DATA SHOWN:

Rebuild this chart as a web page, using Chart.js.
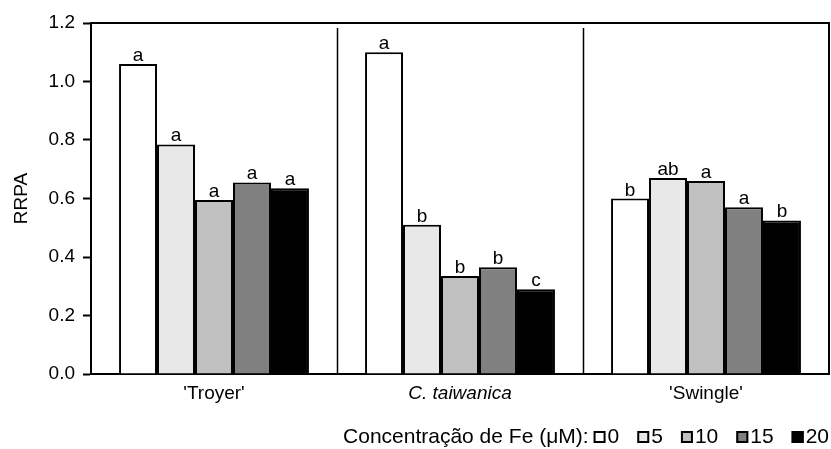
<!DOCTYPE html>
<html>
<head>
<meta charset="utf-8">
<script src="https://cdn.jsdelivr.net/npm/chart.js@4.4.1/dist/chart.umd.min.js"></script>
<style>
  html, body { margin: 0; padding: 0; background: #fff; }
  #wrap { width: 831px; height: 449px; }
</style>
</head>
<body>
<div id="wrap"><canvas id="chart" width="831" height="449"></canvas></div>
<script>
/* ---------- data ---------- */
const CATEGORIES = ["'Troyer'", 'C. taiwanica', "'Swingle'"];
const FE_LEVELS  = ['0', '5', '10', '15', '20'];

const FE_0  = [1.06, 1.10, 0.60];
const FE_5  = [0.785, 0.51, 0.67];
const FE_10 = [0.595, 0.335, 0.66];
const FE_15 = [0.655, 0.365, 0.57];
const FE_20 = [0.635, 0.29, 0.525];

// significance letters, per Fe level, per rootstock
const LET_0  = ['a', 'a', 'b'];
const LET_5  = ['a', 'b', 'ab'];
const LET_10 = ['a', 'b', 'a'];
const LET_15 = ['a', 'b', 'a'];
const LET_20 = ['a', 'c', 'b'];

const Y_TICKS = [0, 0.2, 0.4, 0.6, 0.8, 1.0, 1.2];

const FILLS  = ['#ffffff', '#e8e8e8', '#c0c0c0', '#808080', '#000000'];
const FONT   = "'Liberation Sans', Arial, sans-serif";
const FSIZE  = 19;

const SERIES  = [FE_0, FE_5, FE_10, FE_15, FE_20];
const LETTERS = [LET_0, LET_5, LET_10, LET_15, LET_20];

/* ---------- plugins ---------- */
// box round the plot + separators between rootstocks
const framePlugin = {
  id: 'frame',
  afterDraw(chart) {
    const { ctx, chartArea: a, scales: { x } } = chart;
    ctx.save();
    ctx.strokeStyle = '#000';
    ctx.lineWidth = 2;
    ctx.beginPath();
    ctx.moveTo(a.left, a.top);
    ctx.lineTo(a.right, a.top);
    ctx.lineTo(a.right, a.bottom);
    ctx.stroke();

    ctx.lineWidth = 1.5;
    for (let i = 0; i < CATEGORIES.length - 1; i++) {
      const sx = Math.round((x.getPixelForValue(i) + x.getPixelForValue(i + 1)) / 2) + 0.5;
      ctx.beginPath();
      ctx.moveTo(sx, a.top + 5);
      ctx.lineTo(sx, a.bottom);
      ctx.stroke();
    }
    ctx.restore();
  }
};

// letters above each bar
const lettersPlugin = {
  id: 'letters',
  afterDatasetsDraw(chart) {
    const { ctx } = chart;
    ctx.save();
    ctx.fillStyle = '#000';
    ctx.font = FSIZE + 'px ' + FONT;
    ctx.textAlign = 'center';
    ctx.textBaseline = 'alphabetic';
    chart.data.datasets.forEach((ds, di) => {
      chart.getDatasetMeta(di).data.forEach((bar, i) => {
        ctx.fillText(LETTERS[di][i], bar.x, bar.y - 3);
      });
    });
    ctx.restore();
  }
};

// legend line at the bottom right
const legendPlugin = {
  id: 'feLegend',
  afterDraw(chart) {
    const { ctx, chartArea: a } = chart;
    const title = 'Concentração de Fe (\u03bcM):';
    const box = 12, gapBox = 2, gapItem = 18, y = 437;
    ctx.save();
    ctx.font = '21px ' + FONT;
    ctx.textBaseline = 'middle';
    const tw = ctx.measureText(title).width;
    let total = tw;
    const widths = chart.data.datasets.map(ds => box + gapBox + ctx.measureText(ds.label).width);
    widths.forEach((w, i) => total += (i === 0 ? 5 : gapItem) + w);
    let cx = a.right - total;
    ctx.fillStyle = '#000';
    ctx.fillText(title, cx, y);
    cx += tw;
    chart.data.datasets.forEach((ds, i) => {
      cx += (i === 0 ? 5 : gapItem);
      ctx.fillStyle = ds.backgroundColor;
      ctx.fillRect(cx, y - box / 2, box, box);
      ctx.strokeStyle = '#000';
      ctx.lineWidth = 2;
      ctx.strokeRect(cx + 1, y - box / 2 + 1, box - 2, box - 2);
      ctx.fillStyle = '#000';
      ctx.fillText(ds.label, cx + box + gapBox, y);
      cx += widths[i];
    });
    ctx.restore();
  }
};

/* ---------- chart ---------- */
new Chart(document.getElementById('chart').getContext('2d'), {
  type: 'bar',
  data: {
    labels: CATEGORIES,
    datasets: SERIES.map((vals, i) => ({
      label: FE_LEVELS[i],
      data: vals,
      backgroundColor: FILLS[i],
      borderColor: '#000',
      borderWidth: 2,
      categoryPercentage: 0.772,
      barPercentage: 1.0
    }))
  },
  options: {
    responsive: false,
    animation: false,
    events: [],
    layout: { padding: { top: 23, right: 2, left: 0, bottom: 0 } },
    plugins: { legend: { display: false }, tooltip: { enabled: false } },
    scales: {
      x: {
        grid: { display: false, drawTicks: false },
        border: { display: true, color: '#000', width: 2 },
        ticks: {
          color: '#000',
          padding: 8,
          font: ctx => ({ family: FONT, size: FSIZE, style: ctx.index === 1 ? 'italic' : 'normal' })
        },
        afterFit: s => { s.height = 75; }
      },
      y: {
        min: 0,
        max: 1.2,
        afterBuildTicks: s => { s.ticks = Y_TICKS.map(v => ({ value: v })); },
        grid: { drawOnChartArea: false, drawTicks: true, tickLength: 8, tickColor: '#000', tickWidth: 2 },
        border: { display: true, color: '#000', width: 2 },
        ticks: {
          color: '#000',
          padding: 8,
          font: { family: FONT, size: FSIZE },
          callback: v => Number(v).toFixed(1)
        },
        title: {
          display: true,
          text: 'RRPA',
          color: '#000',
          font: { family: FONT, size: FSIZE },
          padding: { top: 10, bottom: 0 }
        },
        afterFit: s => { s.width = 91; }
      }
    }
  },
  plugins: [framePlugin, lettersPlugin, legendPlugin]
});
</script>
</body>
</html>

EXERCISE DETAILS: Could the lines from the top of the material through the line with "const FE_20 = [0.635, 0.29, 0.525];" be repeated exactly, pictures left out?

WORKED ANSWER:
Rebuild this chart as a web page, using Chart.js.
<!DOCTYPE html>
<html>
<head>
<meta charset="utf-8">
<script src="https://cdn.jsdelivr.net/npm/chart.js@4.4.1/dist/chart.umd.min.js"></script>
<style>
  html, body { margin: 0; padding: 0; background: #fff; }
  #wrap { width: 831px; height: 449px; }
</style>
</head>
<body>
<div id="wrap"><canvas id="chart" width="831" height="449"></canvas></div>
<script>
/* ---------- data ---------- */
const CATEGORIES = ["'Troyer'", 'C. taiwanica', "'Swingle'"];
const FE_LEVELS  = ['0', '5', '10', '15', '20'];

const FE_0  = [1.06, 1.10, 0.60];
const FE_5  = [0.785, 0.51, 0.67];
const FE_10 = [0.595, 0.335, 0.66];
const FE_15 = [0.655, 0.365, 0.57];
const FE_20 = [0.635, 0.29, 0.525];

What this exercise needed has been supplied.